Except for one thing.
I didn’t do it.

Enter my thirteen-year-old friend, Tyler Crane.
Tyler is in the 8th grade guys small group that I lead at church. Last weekend several folks from our youth group, including Tyler and me, attended a local Summer Camp in the foothills. There, we heard a message on Ephesians 5:15-16 about making the most of the short time we have on earth, spending it doing things with eternal ramifications. Again, God brought my writing to mind. I mentioned this conviction with my 8th grade guys, both during our car ride home and at youth group this week, in an effort to model transparency. But God had more in store.

After youth group, Tyler came up to me and said, “So, your plan is to write after your wife goes to bed each night?”

“That’s right,” I said.

“So, what time does she go to bed?"

“Oh, between 9:30 and 9:45 I suppose.”

"So…if I called you at 10:00, you should be writing when I called, right?”

I hesitated.
I could see where this was going. “Yeah, I guess that’s right.”

I’ll call you tonight.”

And he did.
At 10pm. On the dot.

I answered, “Hi, Tyler.”

Three words came back in response: “Are you writing?”

That was last night.
I did write last night, though I was working on a Seminary project, and as my wonderful ELW reminded me this evening, God did not tell me He wants me to invest more time in getting my homework done.

And so tonight, I’m writing this.

I’m writing this to say that I now have a real life example of what the author of Hebrews means when he commands us to “spur one another on.”
Spurring is aggressive encouragement. Help that can’t be ignored. A ten o’clock phone call to find out if you’re writing. That’s being spurred on. That’s love.

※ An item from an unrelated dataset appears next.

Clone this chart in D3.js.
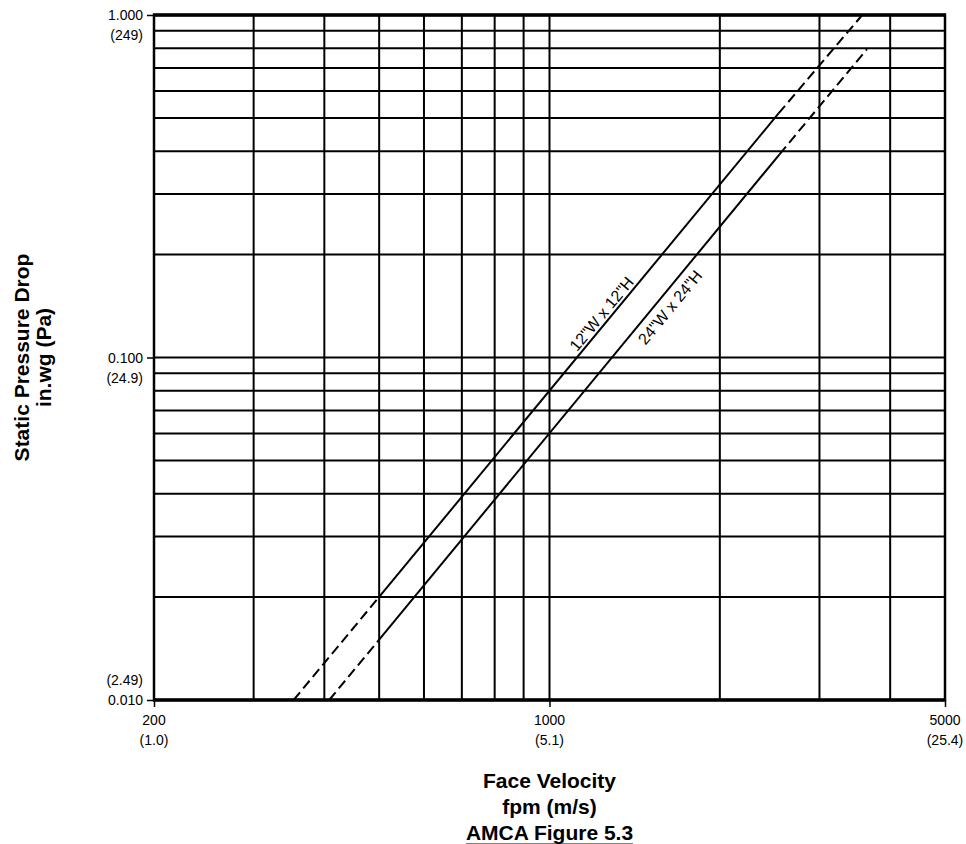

I’m writing this to say that while God filled the powder keg of inspiration and conviction that has led me to write, it was Tyler Crane who lit the match.
(Tonight, I was three paragraphs in when he called. I don’t know what I’ll be in the midst of tomorrow night, but I know I’ll be writing something!)

I’m writing this to ask you if someone in your life needs this kind of spurring on.
Maybe you need it yourself. For me, being spurred on is a nightly phone call and a simple question. What would it look like for you, or for the ones you love?